As mentioned in the above, the invention utilizes the punching process to combine the base and the heat dissipating fin. After the punching process, the fixing portion of the heat dissipating fin is fixed in the accommodating recess of the base in the tight-fitting manner and the side wall and/or the protruding structure of the accommodating recess of the base is embedded in the recess structure of the fixing portion of the heat dissipating fin, such that the base and the heat dissipating fin are combined with each other tightly. Accordingly, the draft angle of the conventional heat dissipating fin is unnecessary for the heat dissipating fin of the invention. Furthermore, the whole weight of the heat dissipating fin of the invention can be lighter and the height of the heat dissipating fin of the invention can be higher than the prior art. Moreover, the number of heat dissipating fins of the invention can be increased in the heat dissipating device, such that the heat dissipating area can be increased and the heat dissipating efficiency can be enhanced.
Those skilled in the art will readily observe that numerous modifications and alterations of the device and method may be made while retaining the teachings of the invention. Accordingly, the above disclosure should be construed as limited only by the metes and bounds of the appended claims.

Claims

What is claimed is:

1. A heat dissipating device comprising:

a base comprising an accommodating recess formed thereon; and

a heat dissipating fin comprising a heat dissipating portion and a fixing portion, the heat dissipating portion extending from the fixing portion, the fixing portion having a first recess structure, the base and the heat dissipating fin being combined with each other by a punching process, such that the fixing portion is fixed in the accommodating recess in a tight-fitting manner and a first side wall of the accommodating recess is embedded in the first recess structure.

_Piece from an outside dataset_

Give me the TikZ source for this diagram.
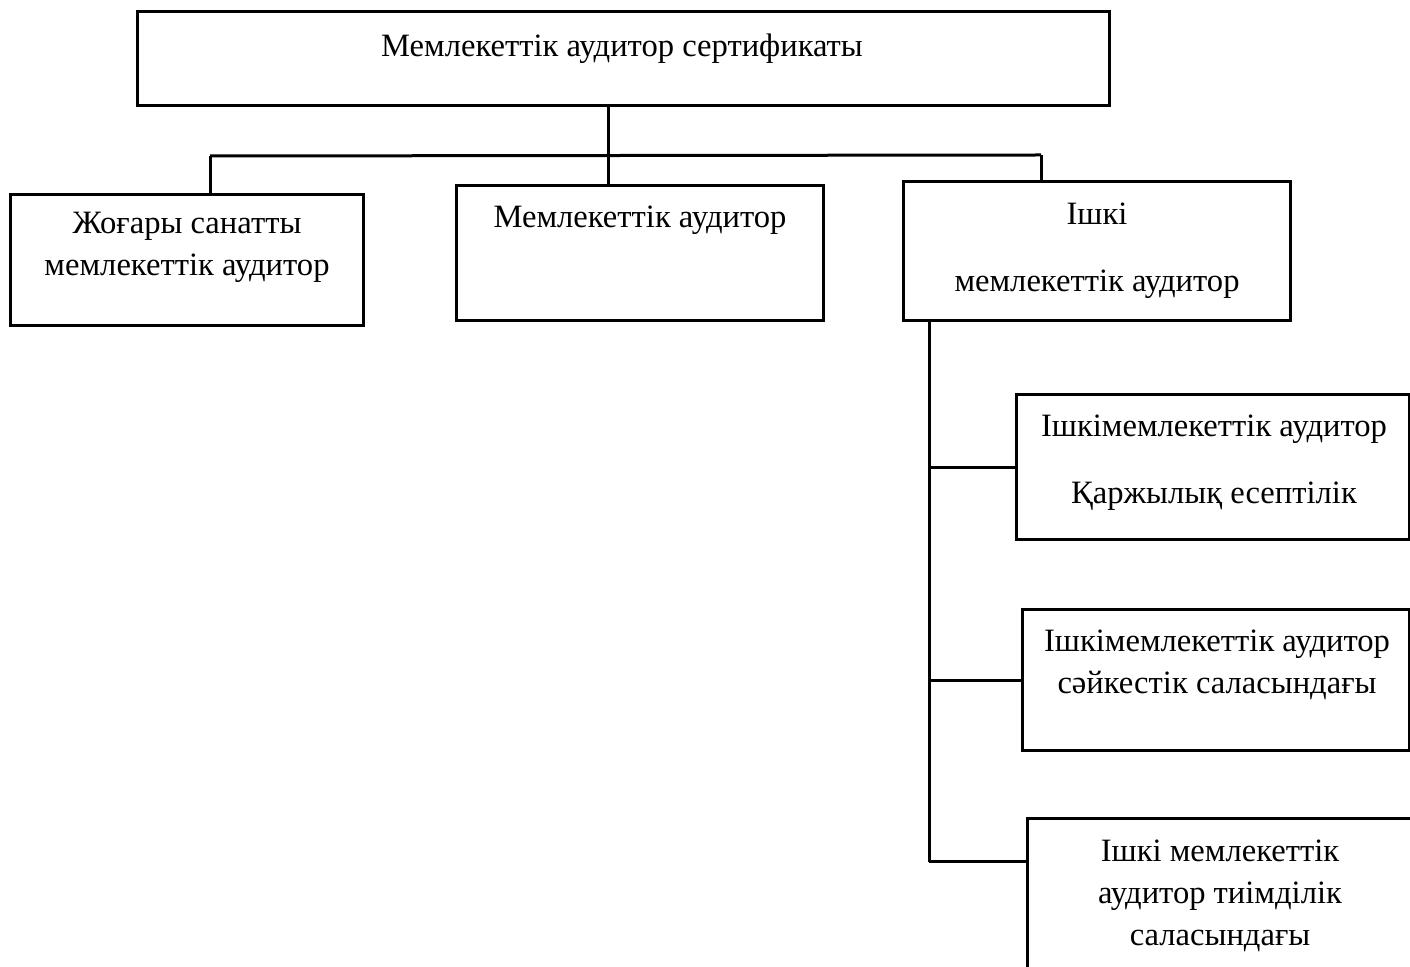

2. The heat dissipating device of claim 1, wherein the fixing portion further has a second recess structure, the first recess structure and the second recess structure are formed on opposite sides of the fixing portion, a second side wall of the accommodating recess is embedded in the second recess structure after the base and the heat dissipating fin are combined with each other by the punching process, and the first side wall is opposite to the second side wall.

3. The heat dissipating device of claim 2, wherein the fixing portion further has a third recess structure, the third recess structure is formed on a bottom of the fixing portion and located between the first recess structure and the second recess structure, the accommodating recess has a protruding structure, the protruding structure is located between the first side wall and the second side wall, and the third protruding structure is embedded in the third recess structure after the base and the heat dissipating fin are combined with each other by the punching process.

4. The heat dissipating device of claim 1, wherein the base and the heat dissipating fin are made of aluminum.

5. The heat dissipating device of claim 1, wherein opposite sides of the heat dissipating portion have symmetrical or asymmetrical wave-shaped surface structures.

6. The heat dissipating device of claim 1, wherein the heat dissipating fin is formed by an extrusion process or a die casting process.

7. The heat dissipating device of claim 1, wherein the fixing portion is T-shaped.